■ **SHORT PROBLEM**
Repeat everything from the first line of the listing below through the line that contains "const yMax = 20, yStep = 2;", exactly. Leave out pictures.

■ **RECORDED INFORMATION**
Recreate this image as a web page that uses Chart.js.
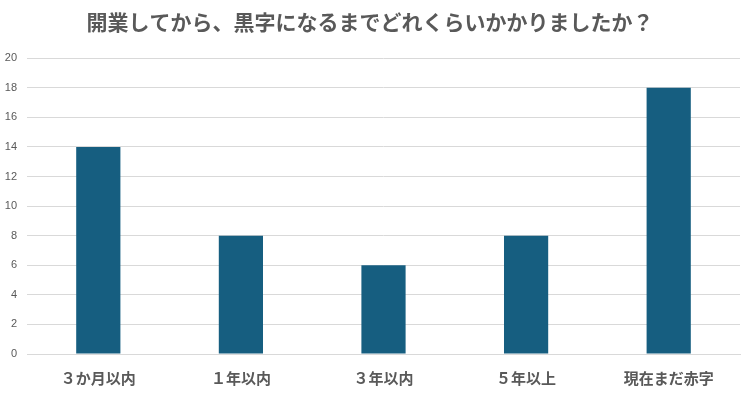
<!DOCTYPE html>
<html><head><meta charset="utf-8">
<script src="https://cdn.jsdelivr.net/npm/chart.js@4"></script>
<style>html,body{margin:0;padding:0;background:#fff}#w{width:750px;height:399px}</style>
</head><body><div id="w"><canvas id="c"></canvas></div>
<script>
const categories = ['３か月以内', '１年以内', '３年以内', '５年以上', '現在まだ赤字'];
const values = [14, 8, 6, 8, 18];
const titleText = '開業してから、黒字になるまでどれくらいかかりましたか？';
const yMax = 20, yStep = 2;

new Chart(document.getElementById('c'), {
  type: 'bar',
  data: { labels: categories, datasets: [{ data: values, backgroundColor: '#165e80', barPercentage: 1, categoryPercentage: 0.31 }] },
  options: {
    responsive: true, maintainAspectRatio: false, animation: false,
    layout: { padding: { left: 0, right: 10, top: 0, bottom: 0 } },
    plugins: {
      legend: { display: false }, tooltip: { enabled: false },
      title: { display: true, text: titleText, color: '#595959',
        font: { family: "'Noto Sans CJK JP', sans-serif", size: 21, weight: 'bold', lineHeight: 1.2 },
        padding: { top: 9, bottom: 24 } }
    },
    scales: {
      x: {
        grid: { display: false, drawTicks: false },
        border: { color: '#d9d9d9' },
        ticks: { color: '#595959', padding: 15, font: { family: "'Noto Sans CJK JP', sans-serif", size: 15, weight: 'bold' } },
        afterFit: s => { s.height = 45; }
      },
      y: {
        min: 0, max: yMax,
        grid: { color: '#d9d9d9', drawTicks: false },
        border: { display: false },
        ticks: { stepSize: yStep, color: '#595959', padding: 10, font: { family: "'Liberation Sans', Arial, sans-serif", size: 11 } },
        afterFit: s => { s.width = 27; }
      }
    }
  }
});
</script></body></html>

■ **ANSWER**
Recreate this image as a web page that uses Chart.js.
<!DOCTYPE html>
<html><head><meta charset="utf-8">
<script src="https://cdn.jsdelivr.net/npm/chart.js@4"></script>
<style>html,body{margin:0;padding:0;background:#fff}#w{width:750px;height:399px}</style>
</head><body><div id="w"><canvas id="c"></canvas></div>
<script>
const categories = ['３か月以内', '１年以内', '３年以内', '５年以上', '現在まだ赤字'];
const values = [14, 8, 6, 8, 18];
const titleText = '開業してから、黒字になるまでどれくらいかかりましたか？';
const yMax = 20, yStep = 2;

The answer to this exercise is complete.